=== Written exercise ===
Set down, word for word, only the lines from the start of the records through the line bearing "s.set_zorder(5)"; include no pictures.

=== Data supplied ===
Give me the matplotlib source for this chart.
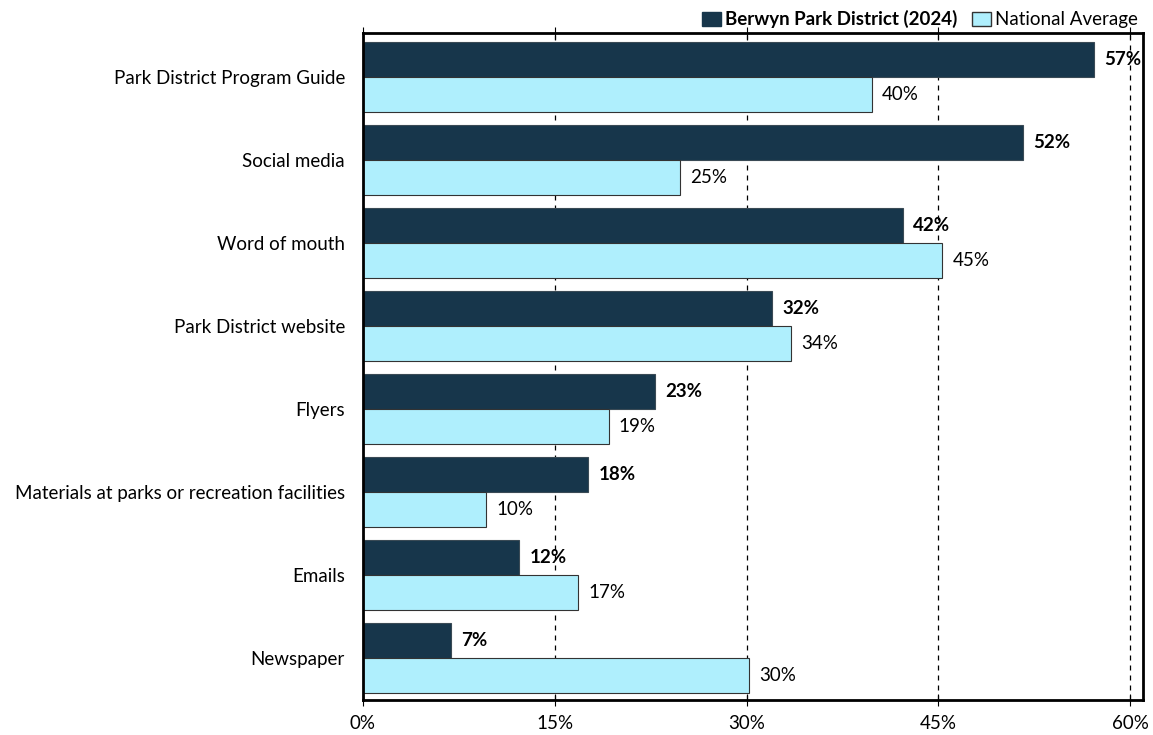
import numpy as np
import matplotlib.pyplot as plt
from matplotlib.patches import Patch
import matplotlib.ticker as ticker

plt.rcParams['font.family'] = ['Lato', 'DejaVu Sans']

categories = ["Park District Program Guide", "Social media", "Word of mouth",
              "Park District website", "Flyers",
              "Materials at parks or recreation facilities", "Emails", "Newspaper"]
berwyn = [57.2, 51.6, 42.2, 32.0, 22.8, 17.6, 12.2, 6.9]
national = [39.8, 24.8, 45.3, 33.5, 19.2, 9.6, 16.8, 30.2]
x_ticks = [0, 15, 30, 45, 60]

DARK = "#17364B"
LIGHT = "#AFEFFD"
FS = 13.5


def main():
    fig = plt.figure(figsize=(11.53, 7.35), dpi=100)
    ax = fig.add_axes([363 / 1153, 35 / 735, 780 / 1153, 667 / 735])

    y = np.arange(len(categories))
    h = 0.42
    ax.barh(y - h / 2, berwyn, height=h, color=DARK, edgecolor="#3a4a55", lw=0.8, zorder=3)
    ax.barh(y + h / 2, national, height=h, color=LIGHT, edgecolor="#333333", lw=0.8, zorder=3)

    for i, (b, n) in enumerate(zip(berwyn, national)):
        ax.text(b + 0.8, y[i] - h / 2, f"{b:.0f}%", va="center", ha="left",
                fontsize=FS, fontweight="bold", color="black", zorder=4)
        ax.text(n + 0.8, y[i] + h / 2, f"{n:.0f}%", va="center", ha="left",
                fontsize=FS, color="black", zorder=4)

    ax.set_xlim(0, 61)
    ax.set_ylim(7.51, -0.53)
    ax.set_yticks(y)
    ax.set_yticklabels(categories, fontsize=FS)
    ax.set_xticks(x_ticks)
    ax.xaxis.set_major_formatter(ticker.FuncFormatter(lambda v, p: f"{v:.0f}%"))
    ax.tick_params(axis="x", labelsize=FS, top=True, direction="inout", length=8, pad=7)
    ax.tick_params(axis="y", length=0, pad=13)
    ax.grid(axis="x", linestyle=(0, (4, 4)), color="black", lw=0.9, zorder=0)
    for s in ax.spines.values():
        s.set_linewidth(2)
        s.set_zorder(5)

    handles = [Patch(facecolor=DARK, edgecolor=DARK),
               Patch(facecolor=LIGHT, edgecolor="#333333")]
    leg = ax.legend(handles, ["Berwyn Park District (2024)", "National Average"],
                    loc="lower right", bbox_to_anchor=(1.005, 0.993), ncol=2, frameon=False,
                    fontsize=FS, handlelength=1.0, handleheight=0.75, handletextpad=0.2,
                    columnspacing=0.8, borderaxespad=0.1)
    leg.get_texts()[0].set_fontweight("bold")

    plt.savefig("out.png", dpi=100)


if __name__ == "__main__":
    main()
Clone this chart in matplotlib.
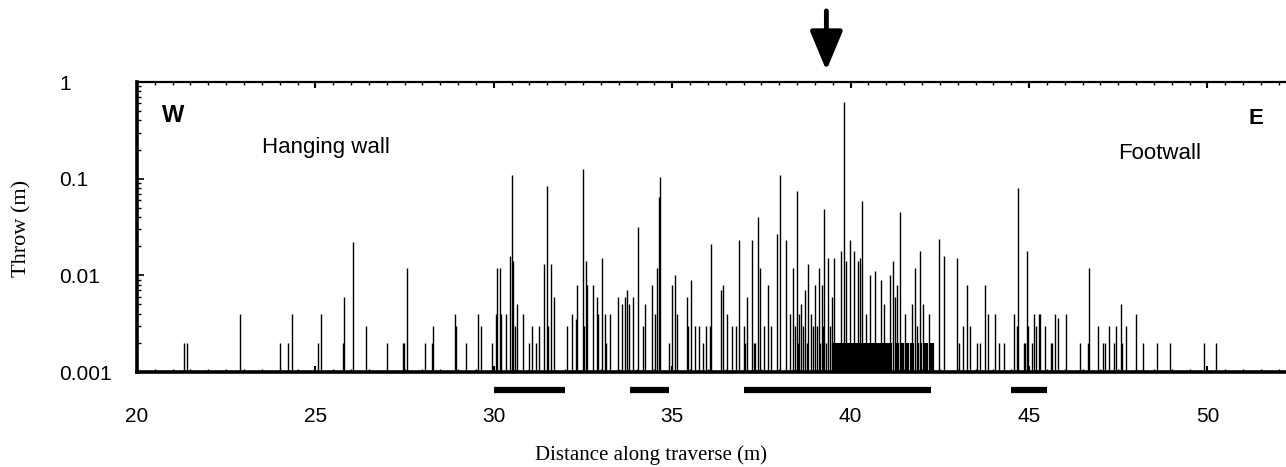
import matplotlib.pyplot as plt
import matplotlib.transforms as mtransforms
from matplotlib.ticker import FixedLocator, MultipleLocator, LogLocator, NullFormatter

# hanging wall (west of the fault zone)
west_x = [21.33, 21.41, 22.88, 24.00, 24.22, 24.35, 25.07, 25.16, 25.78, 25.80,
          26.05, 26.42, 27.00, 27.45, 27.48, 27.56, 28.08, 28.28, 28.31, 28.91,
          28.94, 29.23, 29.55, 29.63]
west_t = [0.002, 0.002, 0.004, 0.002, 0.002, 0.004, 0.002, 0.004, 0.002, 0.006,
          0.022, 0.003, 0.002, 0.002, 0.002, 0.012, 0.002, 0.002, 0.003, 0.004,
          0.003, 0.002, 0.004, 0.003]

# damage zone 30 - 38 m
mid_x = [29.96, 30.06, 30.08, 30.18, 30.20, 30.33, 30.44, 30.50, 30.55, 30.60,
         30.65, 30.83, 31.00, 31.06, 31.17, 31.28, 31.40, 31.48, 31.53, 31.59,
         31.70, 32.05, 32.18, 32.30, 32.34, 32.49, 32.54, 32.58, 32.62, 32.77,
         32.88, 32.93, 33.02, 33.11, 33.14, 33.26, 33.47, 33.59, 33.68, 33.73,
         33.78, 33.90, 34.04, 34.18, 34.23, 34.44, 34.52, 34.57, 34.62, 34.66,
         34.90, 35.00, 35.07, 35.13, 35.41, 35.44, 35.53, 35.65, 35.75, 35.86,
         35.96, 36.05, 36.10, 36.38, 36.42, 36.54, 36.68, 36.79, 36.87, 37.00,
         37.05, 37.10, 37.23, 37.28, 37.33, 37.41, 37.45, 37.56, 37.69, 37.76,
         37.93, 38.03]
mid_t = [0.002, 0.004, 0.012, 0.012, 0.004, 0.004, 0.016, 0.11, 0.014, 0.003,
         0.005, 0.004, 0.002, 0.003, 0.002, 0.003, 0.013, 0.083, 0.003, 0.013,
         0.006, 0.003, 0.004, 0.0035, 0.008, 0.125, 0.003, 0.014, 0.008, 0.008,
         0.006, 0.004, 0.015, 0.004, 0.002, 0.004, 0.006, 0.005, 0.006, 0.007,
         0.005, 0.006, 0.032, 0.003, 0.005, 0.008, 0.004, 0.012, 0.065, 0.105,
         0.002, 0.008, 0.010, 0.004, 0.006, 0.003, 0.009, 0.003, 0.003, 0.002,
         0.003, 0.003, 0.021, 0.007, 0.008, 0.004, 0.003, 0.003, 0.023, 0.003,
         0.002, 0.006, 0.023, 0.002, 0.002, 0.040, 0.012, 0.003, 0.008, 0.003,
         0.027, 0.11]

# fault core 38 - 44.7 m
core_x = [38.19, 38.30, 38.38, 38.50, 38.56, 38.62, 38.73, 38.81, 38.88, 39.00,
          39.12, 39.19, 39.26, 39.37, 39.47, 39.54, 39.73, 39.80, 39.88, 39.99,
          40.10, 40.20, 40.27, 40.33, 40.43, 40.54, 40.69, 40.84, 40.93, 41.09,
          41.18, 41.23, 41.29, 41.37, 41.52, 41.71, 41.79, 41.85, 41.94, 42.03,
          42.20, 42.48, 42.63, 42.97, 43.05, 43.15, 43.27, 43.35, 43.55, 43.63,
          43.76, 43.84, 44.04, 44.15, 44.29, 44.59, 44.66, 44.69]
core_t = [0.023, 0.004, 0.012, 0.075, 0.004, 0.005, 0.007, 0.013, 0.004, 0.008,
          0.012, 0.008, 0.048, 0.015, 0.006, 0.015, 0.018, 0.62, 0.014, 0.023,
          0.018, 0.014, 0.015, 0.059, 0.004, 0.010, 0.011, 0.009, 0.005, 0.010,
          0.014, 0.006, 0.008, 0.045, 0.004, 0.005, 0.012, 0.003, 0.018, 0.005,
          0.004, 0.024, 0.016, 0.015, 0.002, 0.003, 0.008, 0.003, 0.002, 0.002,
          0.008, 0.004, 0.004, 0.002, 0.002, 0.004, 0.003, 0.081]

# small faults at the western edge of the core
small_x = [38.43, 38.53, 38.66, 38.77, 38.94, 39.06, 39.15, 39.23, 39.31, 39.42]
small_t = [0.003, 0.002, 0.003, 0.002, 0.003, 0.003, 0.002, 0.003, 0.002, 0.003]

# closely spaced small faults in the core
dense_x = [39.50, 39.54, 39.58, 39.62, 39.66, 39.70, 39.74, 39.78, 39.82, 39.86,
           39.90, 39.94, 39.98, 40.02, 40.06, 40.10, 40.14, 40.18, 40.22, 40.26,
           40.30, 40.34, 40.38, 40.42, 40.46, 40.50, 40.54, 40.58, 40.62, 40.66,
           40.70, 40.74, 40.78, 40.82, 40.86, 40.90, 40.94, 40.98, 41.02, 41.06,
           41.10, 41.14, 41.26, 41.34, 41.42, 41.48, 41.56, 41.62, 41.68, 41.76,
           41.88, 41.98, 42.08, 42.14, 42.26, 42.30]
dense_t = [0.002] * 56

# footwall (east)
east_x = [44.85, 44.88, 44.94, 44.98, 45.08, 45.14, 45.19, 45.27, 45.32, 45.44,
          45.62, 45.65, 45.74, 45.82, 46.03, 46.43, 46.65, 46.69, 46.93, 47.06,
          47.13, 47.24, 47.38, 47.43, 47.57, 47.61, 47.73, 47.99, 48.18, 48.59,
          48.95, 49.89, 50.24]
east_t = [0.002, 0.002, 0.018, 0.003, 0.002, 0.004, 0.003, 0.004, 0.004, 0.003,
          0.002, 0.002, 0.004, 0.0036, 0.004, 0.002, 0.002, 0.012, 0.003, 0.002,
          0.002, 0.003, 0.002, 0.003, 0.005, 0.002, 0.003, 0.004, 0.002, 0.002,
          0.002, 0.002, 0.002]

# zones marked under the axis
zones = [(30.0, 32.0), (33.83, 34.9), (37.0, 42.24), (44.5, 45.5)]
fault_x = 39.32

y_ticks = [0.001, 0.01, 0.1, 1]
y_labels = ['0.001', '0.01', '0.1', '1']
x_ticks = [20, 25, 30, 35, 40, 45, 50]

sans = 'Liberation Sans'
serif = 'Liberation Serif'

fig = plt.figure(figsize=(12.86, 4.67), dpi=100)
ax = fig.add_axes([0.1065, 0.2034, 0.8935, 0.621])
ax.set_yscale('log')
ax.set_ylim(0.001, 1)
ax.set_xlim(20, 52.2)

for xs, ts in [(west_x, west_t), (mid_x, mid_t), (core_x, core_t),
               (small_x, small_t), (east_x, east_t)]:
    ax.vlines(xs, 0.001, ts, colors='black', lw=1.0)
ax.vlines(dense_x, 0.001, dense_t, colors='black', lw=1.6)

ax.spines['right'].set_visible(False)
ax.spines['left'].set_linewidth(2.6)
ax.spines['bottom'].set_linewidth(2.6)
ax.spines['top'].set_linewidth(1.6)

ax.yaxis.set_major_locator(FixedLocator(y_ticks))
ax.set_yticklabels(y_labels, fontsize=15, family=sans)
ax.yaxis.set_minor_locator(LogLocator(base=10, subs=range(2, 10)))
ax.yaxis.set_minor_formatter(NullFormatter())
ax.tick_params(axis='y', which='major', direction='in', length=5, width=1.2, pad=56)
ax.tick_params(axis='y', which='minor', direction='in', length=3, width=1)
for lab in ax.get_yticklabels():
    lab.set_horizontalalignment('left')

ax.set_xticks(x_ticks)
ax.set_xticklabels([str(t) for t in x_ticks], fontsize=15, family=sans)
ax.xaxis.set_minor_locator(MultipleLocator(0.5))
ax.tick_params(axis='x', which='both', direction='in', top=True, pad=25)
ax.tick_params(axis='x', which='major', length=4, width=1.5)
ax.tick_params(axis='x', which='minor', length=2, width=1)

trans = mtransforms.blended_transform_factory(ax.transData, ax.transAxes)
for a, b in zones:
    ax.plot([a, b], [-0.062, -0.062], transform=trans, color='black', lw=4.5,
            solid_capstyle='butt', clip_on=False)

ax.annotate('', xy=(fault_x, 1.04), xycoords=trans,
            xytext=(fault_x, 1.245), textcoords=trans,
            arrowprops=dict(arrowstyle='-|>,head_length=1.2,head_width=0.5',
                            lw=3.5, color='black', mutation_scale=20,
                            shrinkA=0, shrinkB=0))

ax.text(20.7, 0.45, 'W', fontsize=17, fontweight='bold', family=sans, va='center')
ax.text(51.35, 0.42, 'E', fontsize=16, fontweight='bold', family=sans,
        va='center', ha='center')
ax.text(23.5, 0.21, 'Hanging wall', fontsize=16, family=sans, va='center')
ax.text(48.65, 0.18, 'Footwall', fontsize=16, family=sans, va='center', ha='center')

fig.text(22 / 1286, 1 - 228 / 467, 'Throw (m)', rotation=90, family=serif,
         fontsize=16, ha='center', va='center')
fig.text(651 / 1286, 1 - 455 / 467, 'Distance along traverse (m)', family=serif,
         fontsize=15, ha='center', va='center')

fig.savefig('out.png', dpi=100)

=== The result ===
Give me the matplotlib source for this chart.
import numpy as np
import matplotlib.pyplot as plt
from matplotlib.patches import Patch
import matplotlib.ticker as ticker

plt.rcParams['font.family'] = ['Lato', 'DejaVu Sans']

categories = ["Park District Program Guide", "Social media", "Word of mouth",
              "Park District website", "Flyers",
              "Materials at parks or recreation facilities", "Emails", "Newspaper"]
berwyn = [57.2, 51.6, 42.2, 32.0, 22.8, 17.6, 12.2, 6.9]
national = [39.8, 24.8, 45.3, 33.5, 19.2, 9.6, 16.8, 30.2]
x_ticks = [0, 15, 30, 45, 60]

DARK = "#17364B"
LIGHT = "#AFEFFD"
FS = 13.5


def main():
    fig = plt.figure(figsize=(11.53, 7.35), dpi=100)
    ax = fig.add_axes([363 / 1153, 35 / 735, 780 / 1153, 667 / 735])

    y = np.arange(len(categories))
    h = 0.42
    ax.barh(y - h / 2, berwyn, height=h, color=DARK, edgecolor="#3a4a55", lw=0.8, zorder=3)
    ax.barh(y + h / 2, national, height=h, color=LIGHT, edgecolor="#333333", lw=0.8, zorder=3)

    for i, (b, n) in enumerate(zip(berwyn, national)):
        ax.text(b + 0.8, y[i] - h / 2, f"{b:.0f}%", va="center", ha="left",
                fontsize=FS, fontweight="bold", color="black", zorder=4)
        ax.text(n + 0.8, y[i] + h / 2, f"{n:.0f}%", va="center", ha="left",
                fontsize=FS, color="black", zorder=4)

    ax.set_xlim(0, 61)
    ax.set_ylim(7.51, -0.53)
    ax.set_yticks(y)
    ax.set_yticklabels(categories, fontsize=FS)
    ax.set_xticks(x_ticks)
    ax.xaxis.set_major_formatter(ticker.FuncFormatter(lambda v, p: f"{v:.0f}%"))
    ax.tick_params(axis="x", labelsize=FS, top=True, direction="inout", length=8, pad=7)
    ax.tick_params(axis="y", length=0, pad=13)
    ax.grid(axis="x", linestyle=(0, (4, 4)), color="black", lw=0.9, zorder=0)
    for s in ax.spines.values():
        s.set_linewidth(2)
        s.set_zorder(5)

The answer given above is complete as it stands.